We were all sitting at a table outside, chatting away, when we were interrupted by a mom and her screaming kid who I thought looked about five. They were leaving the ice cream parlor, but the little boy was screaming and crying and throwing a full-on tantrum on the ground while his mother held his ice cream cone. He was shouting "I WANT IT IN A CUP!! A CUP! I WANT A CUP!!! WAAAAHHH!!!!" He was so intense that one of my friends had to move his chair so the kid didn't knock his head. The poor mother was clearly embarrassed. I knew this because, at one point, she told her son "You are embarrassing." For about three minutes, the boy screamed and the mom said "Get up, let's go!", until the mom eventually passed the cone to dad, picked up the screaming and kicking child, and put him in the car.
When they had left, all five of us started laughing and cheering at the same time. We were laughing because some of us teachers deal with "behaviors" all day in the classroom and it's nice (and funny!) when it's not our problem to deal with! We were cheering because, and this is crucial, the mom did not reinforce his tantrum by going back into the store for a cup. It seems like a lot of parents these days would have done exactly that.

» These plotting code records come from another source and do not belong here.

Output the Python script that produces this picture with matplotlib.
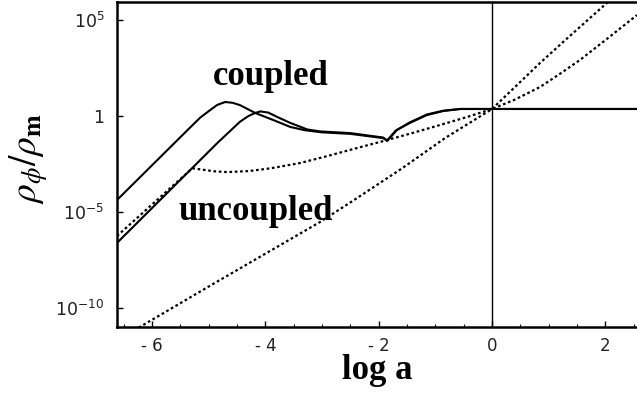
import numpy as np
import matplotlib
matplotlib.use("Agg")
import matplotlib.pyplot as plt
from matplotlib.ticker import FixedLocator, FixedFormatter, MultipleLocator, NullLocator

# ---- data: log10(rho_phi / rho_m) versus log a ----
coupled1_loga = [-6.62, -5.33, -5.15, -4.98, -4.85, -4.71, -4.58, -4.45, -4.18, -3.86,
                 -3.56, -3.3, -3.0, -2.5, -1.92, -1.85, -1.68, -1.45, -1.15, -0.86,
                 -0.56, 0.0, 2.56]
coupled1_log = [-4.375, -0.6, -0.08, 0.3, 0.58, 0.73, 0.69, 0.57, 0.16, -0.21,
                -0.57, -0.74, -0.85, -0.93, -1.15, -1.30, -0.73, -0.36, 0.05, 0.26,
                0.365, 0.365, 0.365]

coupled2_loga = [-6.62, -4.85, -4.45, -4.3, -4.18, -4.09, -3.95, -3.79, -3.56, -3.26,
                 -3.04, -2.5, -1.92, -1.85, -1.7, -1.45, -1.15, -0.86, -0.56, 0.0, 2.56]
coupled2_log = [-6.61, -1.41, -0.3, 0.0, 0.16, 0.24, 0.18, -0.05, -0.36, -0.70,
                -0.80, -0.89, -1.12, -1.27, -0.76, -0.33, 0.08, 0.28, 0.37, 0.37, 0.37]

uncoupledA_loga = [-6.62, -5.29, -5.1, -4.9, -4.68, -4.3, -3.9, -3.39, -2.9, -2.4,
                   -1.85, -1.4, -0.92, -0.45, 0.0, 0.4, 0.847, 1.2, 1.553, 2.0, 2.56]
uncoupledA_log = [-6.25, -2.72, -2.8, -2.88, -2.92, -2.87, -2.72, -2.45, -2.08, -1.68,
                  -1.25, -0.88, -0.47, -0.06, 0.365, 0.85, 1.51, 2.2, 2.92, 3.95, 5.26]

uncoupledB_loga = [-6.4, -6.16, -5.0, -4.0, -3.035, -2.435, -1.6, -0.83, 0.0, 0.847,
                   1.253, 2.047, 2.2]
uncoupledB_log = [-11.3, -10.89, -8.88, -7.17, -5.52, -4.375, -2.75, -1.15, 0.365, 2.76,
                  3.85, 5.94, 6.35]

xticks = [-6, -4, -2, 0, 2]
xticklabels = ["- 6", "- 4", "- 2", "0", "2"]
yticks_exp = [-10, -5, 0, 5]
yticklabels = [r"$10^{-10}$", r"$10^{-5}$", "1", r"$10^{5}$"]

# ---- figure ----
fig = plt.figure(figsize=(6.37, 3.95), dpi=100)
ax = fig.add_axes([117/637, 1 - 327/395, 520/637, 325/395])
ax.set_yscale("log")

def p(v):
    return np.power(10.0, np.asarray(v, dtype=float))

solid_kw = dict(color="black", lw=1.5, solid_joinstyle="round")
dot_kw = dict(color="black", lw=1.6, linestyle=(0, (1.2, 1.2)))

ax.plot(coupled1_loga, p(coupled1_log), **solid_kw)
ax.plot(coupled2_loga, p(coupled2_log), **solid_kw)
ax.plot(uncoupledA_loga, p(uncoupledA_log), **dot_kw)
ax.plot(uncoupledB_loga, p(uncoupledB_log), **dot_kw)
ax.axvline(0.0, color="black", lw=1.0)

ax.set_xlim(-6.62, 2.56)
ax.set_ylim(10**-10.99, 10**5.94)

ax.xaxis.set_major_locator(FixedLocator(xticks))
ax.xaxis.set_major_formatter(FixedFormatter(xticklabels))
ax.xaxis.set_minor_locator(MultipleLocator(0.5))
ax.yaxis.set_major_locator(FixedLocator([10.0**e for e in yticks_exp]))
ax.yaxis.set_major_formatter(FixedFormatter(yticklabels))
ax.yaxis.set_minor_locator(NullLocator())

ax.tick_params(axis="x", which="major", direction="in", length=4, width=1.0,
               pad=7, labelsize=12, top=False, labelcolor="#222222")
ax.tick_params(axis="x", which="minor", direction="in", length=2, width=0.8, top=False)
ax.tick_params(axis="y", which="major", direction="in", length=4, width=1.0,
               pad=9, labelsize=12.5, right=False, labelcolor="#222222")
for lab in ax.get_yticklabels() + ax.get_xticklabels():
    lab.set_fontfamily("DejaVu Sans")
    lab.set_math_fontfamily("dejavusans")

for s in ["left", "bottom", "top"]:
    ax.spines[s].set_linewidth(1.8)
ax.spines["right"].set_visible(False)

ax.set_xlabel("log a", fontsize=25, fontweight="bold", family="Liberation Serif")
ax.xaxis.label.set_verticalalignment("baseline")
ax.xaxis.set_label_coords(0.5, -0.16)

ylab = ax.set_ylabel(r"$\rho_\phi/\rho_{\mathbf{m}}$", fontsize=27)
ylab.set_math_fontfamily("stix")
ylab.set_verticalalignment("center")
ax.yaxis.set_label_coords(-0.17, 0.52)

ax.text(-4.92, 10**1.6, "coupled", fontsize=25, fontweight="bold",
        family="Liberation Serif", ha="left", va="baseline")
ax.text(-5.54, 10**-5.42, "uncoupled", fontsize=25, fontweight="bold",
        family="Liberation Serif", ha="left", va="baseline")

fig.savefig("out.png", dpi=100)
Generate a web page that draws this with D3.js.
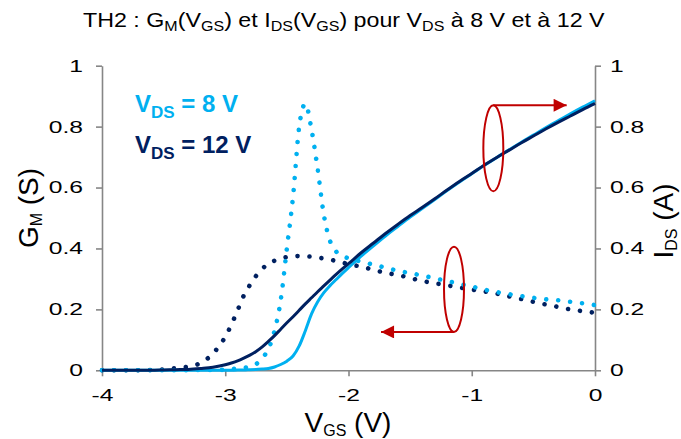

We indulged in some "If it were me" conversation at this point, which was actually quite ridiculous because none of us around the table were parents (and I'm sure we might all change our minds when we're the burnt out moms and its OUR kid), and we came up with several scenarios.
- Let the kid have a tantrum, but start taking off your belt...
- Let the kid have a tantrum, and give him an empty cup
- Let the kid have a tantrum, and throw his ice cream cone away
- Let the kid have a tantrum while you calmly eat and finish his ice cream cone
You have one guess as to which scenario was my suggestion!